Given the teachers now reading and studying your book, was there one particular teacher at Moorhead State [where Enger majored in English], who influenced your writing?
Actually there were a couple of them. Mark Vinz is still there, and he was my creative writing teacher. He had such a wonderful way of encouraging writers who were trying hard, which is just what I was — a kid who didn’t know what he was doing but was trying hard. He was encouraging to me, and a very fine writer himself and a great poet.
The other, Melva Moline, was actually a professor of newswriting. Her class was a great experience. We’d walk in and she would hand out 12 sheets of paper with a fact on them. In 50 minutes we had to write 12 news stories based on the fact sheets we were given. What that did was it taught me, number one, to assimilate information quickly, but two, how to tell a story that moved along because you have no choice. That was good experience, even for something as long-winded as a novel.
The temptation when you’re writing a novel is to get captured in your own language, to sort of get caught in that web of prose. And it’s always a temptation, because you’re in love with the language. You write partly because you love words so much.
What do you want the title to convey, and were there other alternatives?

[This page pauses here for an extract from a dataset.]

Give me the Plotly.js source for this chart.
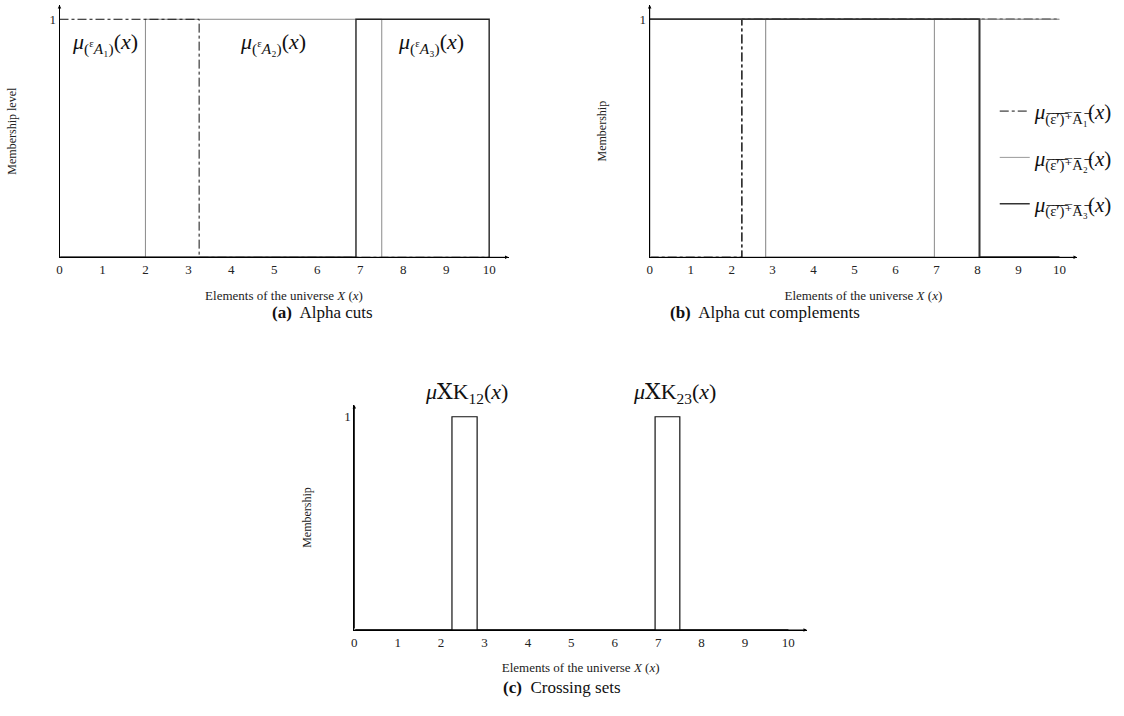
<!DOCTYPE html>
<html>
<head>
<meta charset="utf-8">
<script src="https://cdn.plot.ly/plotly-3.0.1.min.js"></script>
<style>html,body{margin:0;padding:0;background:#fff}#chart{width:1124px;height:716px}</style>
</head>
<body>
<div id="chart"></div>
<script>
// ---- data ----
const xTicks = [0,1,2,3,4,5,6,7,8,9,10];
// (a) alpha cuts (step breakpoints, hv)
const cutA1_x = [0, 3.25, 10],       cutA1_y = [1, 0, 0];
const cutA2_x = [0, 2, 7.5, 10],     cutA2_y = [0, 1, 0, 0];
const cutA3_x = [0, 6.9, 10],        cutA3_y = [0, 1, 0];
// (b) alpha cut complements
const compA1_x = [0, 2.25, 10],            compA1_y = [0, 1, 1];
const compA2_x = [0, 2.83, 6.95, 10],      compA2_y = [1, 0, 1, 1];
const compA3_x = [0, 8.05, 10],            compA3_y = [1, 0, 0];
// (c) crossing sets
const cross12_x = [0, 2.25, 2.83, 10],     cross12_y = [0, 1, 0, 0];
const cross23_x = [0, 6.93, 7.5, 10],      cross23_y = [0, 1, 0, 0];

const F = "Liberation Serif, DejaVu Serif, serif";
const OL = s => s.split('').map(c => c + '\u0305').join('');
const legA1 = '<i>μ</i><sub>' + OL('(ε′)⁺A₁') + '</sub>(<i>x</i>)';
const legA2 = '<i>μ</i><sub>' + OL('(ε′)⁺A₂') + '</sub>(<i>x</i>)';
const legA3 = '<i>μ</i><sub>' + OL('(ε′)⁺A₃') + '</sub>(<i>x</i>)';

function tr(x, y, xa, ya, color, width, dash, name, showlegend, group) {
  return {x: x, y: y, xaxis: xa, yaxis: ya, type: 'scatter', mode: 'lines',
    line: {shape: 'hv', color: color, width: width, dash: dash || 'solid'},
    name: name || '', showlegend: !!showlegend, legendgroup: group || '', hoverinfo: 'skip'};
}

const data = [
  tr(cutA2_x, cutA2_y, 'x', 'y', '#8a8a8a', 1, 'solid'),
  tr(cutA1_x, cutA1_y, 'x', 'y', '#111', 1, 'dashdot'),
  tr(cutA3_x, cutA3_y, 'x', 'y', '#222', 1.4, 'solid'),

  tr(compA2_x, compA2_y, 'x2', 'y2', '#999', 1, 'solid', legA2, false, 'g2'),
  tr(compA3_x, compA3_y, 'x2', 'y2', '#333', 1.6, 'solid', legA3, false, 'g3'),
  tr(compA1_x, compA1_y, 'x2', 'y2', '#111', 1, 'dashdot', legA1, false, 'g1'),
  // legend entries in the reference order
  tr(compA1_x, compA1_y, 'x2', 'y2', '#111', 1, 'dashdot', legA1, true, 'g1'),
  tr(compA2_x, compA2_y, 'x2', 'y2', '#999', 1, 'solid', legA2, true, 'g2'),
  tr(compA3_x, compA3_y, 'x2', 'y2', '#333', 1.6, 'solid', legA3, true, 'g3'),

  tr(cross12_x, cross12_y, 'x3', 'y3', '#111', 1.2, 'solid'),
  tr(cross23_x, cross23_y, 'x3', 'y3', '#111', 1.2, 'solid')
];

const W = 1124, H = 716;
function xax(l, r, xmax, anchor) {
  return {domain: [l / W, r / W], range: [0, xmax], anchor: anchor, showgrid: false, zeroline: false,
    showline: true, linecolor: '#000', linewidth: 1, ticks: '', tickvals: xTicks,
    ticktext: xTicks.map(String), tickfont: {family: F, size: 13, color: '#222'},
    fixedrange: true,
    title: {text: 'Elements of the universe <i>X</i> (<i>x</i>)', font: {family: F, size: 13, color: '#222'}, standoff: 14}};
}
function yax(bot, top, ymax, title, anchor) {
  return {domain: [(H - bot) / H, (H - top) / H], range: [0, ymax], anchor: anchor, showgrid: false, zeroline: false,
    showline: true, linecolor: '#000', linewidth: 1, ticks: '', tickvals: [1], ticktext: ['1'],
    tickfont: {family: F, size: 13, color: '#222'}, fixedrange: true,
    title: {text: title, font: {family: F, size: 12, color: '#222'}, standoff: 30}};
}

function arrow(xref, yref, x, y) {
  return {xref: xref, yref: yref, axref: xref, ayref: yref, x: x, y: y, ax: 0, ay: 0,
    text: '', showarrow: true, arrowhead: 2, arrowsize: 0.7, arrowwidth: 1, arrowcolor: '#000', standoff: 0};
}
function lab(xref, yref, x, y, text, size) {
  return {xref: xref, yref: yref, x: x, y: y, text: text, showarrow: false,
    font: {family: F, size: size || 22, color: '#111'}};
}

const layout = {
  width: W, height: H, margin: {l: 0, r: 0, t: 0, b: 0},
  paper_bgcolor: '#fff', plot_bgcolor: 'rgba(0,0,0,0)',
  font: {family: F, color: '#111'},
  xaxis: xax(59.5, 508.5, 10.45, 'y'),
  yaxis: yax(257.3, 5, 1.06, 'Membership level', 'x'),
  xaxis2: xax(649.7, 1077, 10.43, 'y2'),
  yaxis2: yax(257.3, 5, 1.06, 'Membership', 'x2'),
  xaxis3: xax(354.3, 807, 10.43, 'y3'),
  yaxis3: yax(630, 405, 1.055, 'Membership', 'x3'),
  showlegend: true,
  legend: {x: 0.885, y: 0.873, xanchor: 'left', yanchor: 'top', bgcolor: 'rgba(0,0,0,0)',
    font: {family: F, size: 21, color: '#111'}, itemwidth: 30, tracegroupgap: 16},
  annotations: [
    arrow('x', 'y', 10.45, 0), arrow('x', 'y', 0, 1.06),
    arrow('x2', 'y2', 10.43, 0), arrow('x2', 'y2', 0, 1.06),
    arrow('x3', 'y3', 10.43, 0), arrow('x3', 'y3', 0, 1.055),
    lab('x', 'y', 1.05, 0.9, '<i>μ</i><sub>(<sup>ε</sup><i>A</i>₁)</sub>(<i>x</i>)'),
    lab('x', 'y', 4.98, 0.9, '<i>μ</i><sub>(<sup>ε</sup><i>A</i>₂)</sub>(<i>x</i>)'),
    lab('x', 'y', 8.65, 0.9, '<i>μ</i><sub>(<sup>ε</sup><i>A</i>₃)</sub>(<i>x</i>)'),
    lab('paper', 'paper', 466 / W, (H - 393) / H, '<i>μ</i>ⅩK<sub>12</sub>(<i>x</i>)'),
    lab('paper', 'paper', 674 / W, (H - 393) / H, '<i>μ</i>ⅩK<sub>23</sub>(<i>x</i>)'),
    lab('paper', 'paper', 270 / W, (H - 312) / H, '<b>(a)</b>  Alpha cuts', 17),
    lab('paper', 'paper', 862 / W, (H - 312) / H, '<b>(b)</b>  Alpha cut complements', 17),
    lab('paper', 'paper', 562 / W, (H - 699) / H, '<b>(c)</b>  Crossing sets', 17)
  ]
};

Plotly.newPlot('chart', data, layout, {staticPlot: true, displayModeBar: false});
</script>
</body>
</html>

I was sitting in church one morning — a Sunday morning — and we were singing this hymn called “It Is Well With My Soul,” and the first stanza of the hymn goes:
When peace, like a river, attendeth my way,
When sorrows like sea billows roll,
Whatever my lot, Thou has taught me to say,
It is well, it is well, with my soul.
It’s a beautiful old hymn that you find in lots of different hymnals, and that phrase just jumped out at me. I was just starting to think about this book at the time, and I thought, ‘what a marvelous book title that is,’ and it just seemed to personify something about the book: a peacefulness, the sadness, it’s all there. And so I wrote toward that title — that was the title I always wanted the book to bear.